Os pais encolhem com o tempo?
Olho para o seu olhar. Busco perceber para onde mira. Confiro se sua passada está firme o bastante para não tropeçar na
travessia. Não confio nos seus joelhos. Empresto os meus. Dou o braço, finco as solas no asfalto e caminho com ela, que antes era
gigante, enorme, com a cabeça sempre nublada no alto das ideias e das preocupações.
Agora, pequena, frágil, assim como o seu companheiro de décadas – ontem uma tempestade, hoje garoa fina acompanhada pelo som do rádio FM. São ambos estações transitórias; ela primavera, ele outono. Os pais encolhem com o tempo.
“Cada vez mais eles estão parecendo crianças”, lê-se, ouve-se, vê-se por aí e por aqui tal comentário. Há quem o justifique
com relatos concretos; ora, afinal já esquecem, os pais, de apagar a luz, de como manejar alguma ferramenta básica, de algumas
palavras e seus significados, de manter o equilíbrio do corpo e a velocidade dos pensamentos, de aprender o novo que a cada dia
se faz por meio de tecnologias, linguagem, imagens e afins.
O comportamento começa a ser sempre infantilizado quando se apontam limitações e falta de preparo para viver com segurança no presente impaciente. Tudo sempre ligado ao corpo – e não à memória, lembrança, história –, como se ele, em absoluto,
definisse a identidade social dos mais antigos. São corpos cansados, logo as mentes, os sentimentos e o saber também, pensam
as crias, como se a corporalidade emoldurasse a grandeza da obra de uma vida toda, ainda vívida, importante ressaltar. Há quem
veja por outra perspectiva menos limitante e mais constante o envelhecer dos seus e suas. O tempo cresce com os pais.
Quando estudava sobre as concepções de pessoa e bases das identidades sociais de povos africanos pré-coloniais, deparei com a noção de senioridade dos iorubás. Em suma, o respeito às mais velhas não é fruto somente do cuidado com fragilidades
físicas, em solidariedade – para não dizer piedade – com o corpo, a partir do corpo, como é frequentemente visto no ocidente. Esse
respeito, que pode ser conhecido por meio de leituras não europeizadas a respeito das sociedades iorubanas, vem justamente da
noção de que existe ancestralidade, sabedoria, liderança e que tais elementos não se resumem à visão ocidental de “poder, comando, governo, privilégio”.
Muito pelo contrário, trata-se de responsabilidade com seu povo, um papel fundamental para a sobrevivência das gerações.

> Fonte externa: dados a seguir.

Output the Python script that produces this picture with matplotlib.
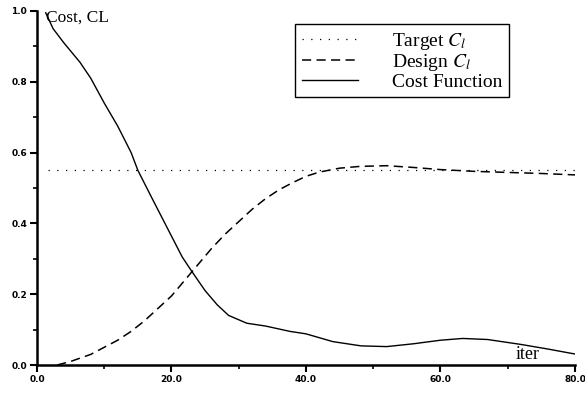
import numpy as np
import matplotlib.pyplot as plt
from matplotlib.ticker import MultipleLocator, FormatStrFormatter

plt.rcParams['mathtext.fontset'] = 'stix'

# values
iter_target = [1.6, 80.0]
cl_target = [0.55, 0.55]

iter_design = [3, 5, 8, 10, 12, 14, 16, 18, 20, 22, 24, 26, 28, 30, 32, 34, 36, 38,
               40, 42, 45, 48, 52, 56, 60, 65, 70, 75, 80]
cl_design = [0.0, 0.01, 0.03, 0.05, 0.07, 0.095, 0.125, 0.16, 0.195, 0.24, 0.285, 0.33,
             0.37, 0.405, 0.44, 0.47, 0.495, 0.515, 0.533, 0.545, 0.556, 0.561, 0.563,
             0.558, 0.552, 0.547, 0.544, 0.541, 0.537]

iter_cost = [1.3, 2.4, 4, 6.4, 8, 10, 12, 14, 15, 17, 19.3, 21.6, 23, 25, 26.8, 28.5,
             31.2, 34, 37.6, 40, 44, 48.2, 52, 56, 60, 63.3, 67, 72, 76, 80]
cost = [0.995, 0.95, 0.91, 0.855, 0.81, 0.74, 0.675, 0.60, 0.55, 0.475, 0.39, 0.305,
        0.265, 0.21, 0.17, 0.14, 0.118, 0.11, 0.095, 0.088, 0.066, 0.054, 0.052, 0.06,
        0.07, 0.075, 0.072, 0.058, 0.045, 0.031]

fig = plt.figure(figsize=(5.85, 3.94), dpi=100)
ax = fig.add_axes([0.0632, 0.0736, 0.9197, 0.8985])

ax.plot(iter_target, cl_target, color='black', lw=0.9, linestyle=(0, (1, 6)),
        label='Target $C_l$')
ax.plot(iter_design, cl_design, color='black', lw=1.1, linestyle=(0, (6, 3.5)),
        label='Design $C_l$')
ax.plot(iter_cost, cost, color='black', lw=1.0, label='Cost Function')

ax.set_xlim(0, 80)
ax.set_ylim(0, 1.0)
for s in ['top', 'right']:
    ax.spines[s].set_visible(False)
for s in ['left', 'bottom']:
    ax.spines[s].set_linewidth(1.8)

ax.xaxis.set_major_locator(MultipleLocator(20))
ax.xaxis.set_minor_locator(MultipleLocator(10))
ax.yaxis.set_major_locator(MultipleLocator(0.2))
ax.yaxis.set_minor_locator(MultipleLocator(0.1))
ax.xaxis.set_major_formatter(FormatStrFormatter('%.1f'))
ax.yaxis.set_major_formatter(FormatStrFormatter('%.1f'))
ax.tick_params(which='major', direction='out', length=5, width=1.5, pad=2)
ax.tick_params(which='minor', direction='out', length=3, width=1.2)
for lab in ax.get_xticklabels() + ax.get_yticklabels():
    lab.set_fontsize(6.5)
    lab.set_fontweight('bold')

ax.text(1.3, 0.98, 'Cost, CL', family='Liberation Serif', fontsize=12.5, va='center', ha='left')
ax.text(72.9, 0.03, 'iter', family='Liberation Serif', fontsize=13, va='center', ha='center')

leg = ax.legend(loc='upper left', bbox_to_anchor=(0.4796, 0.963), fancybox=False,
                edgecolor='black', framealpha=1, handlelength=2.9, handletextpad=1.75,
                labelspacing=0.0, borderpad=0.35, borderaxespad=0,
                prop={'family': 'Liberation Serif', 'size': 14})
leg.get_frame().set_linewidth(1.0)

fig.savefig('out.png', dpi=100)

Por essa razão – e tantas outras ligadas à senioridade – o respeito às antigas e aos antigos reflete a reverência à ancestralidade e
à própria comunidade em que se vive. É um respeito que está para além do corpo “debilitado”. Trata-se de um respeito intangível,
logo, indestrutível e atemporal.
Sinto-me, por vezes, pai dos meus pais. Sou cada vez mais responsável por manter sua segurança, garantir que consigam
se sustentar. E sinto-me bem, ainda que auto pressionado pela necessidade de renda, moradia, acesso à saúde, qualidade de vida
que tanto falta. A realidade de quem é filho cuja herança foi o “Silva Santos” em muito é essa e a felicidade não poderia revelar-se
de outra maneira senão quando conseguimos dar aos nossos “velhos” algo de que precisam ou, mais do que isso, algo que eles
querem.
Mãe, vó, pai, vô, se a cada ano se tornam mais “crianças”, o que nós, os ditos adultos – para eles eternos pivetes –, enxergamos diante de tal impressão? Prefiro eu o olhar de aprendizado perante quem do mundo sabe o essencial e não se curva diante
das falsas complexidades impostas pela contemporaneidade.
Se por “infantil” se limita apenas a percepção quanto a funções físicas de um corpo que está constantemente se transformando, perde-se a oportunidade única de compreender a passagem do tempo em seres que encolhem sem perder a grandeza.
Seres que fazem do tempo o paradoxo de encolher para crescer definitivamente.
Toda vez que dou meu braço para que mãe se apoie enquanto atravessamos a rua, também sou eu a me sentir seguro. De
repente, duas crianças, em tempos diferentes, se arriscando a viver.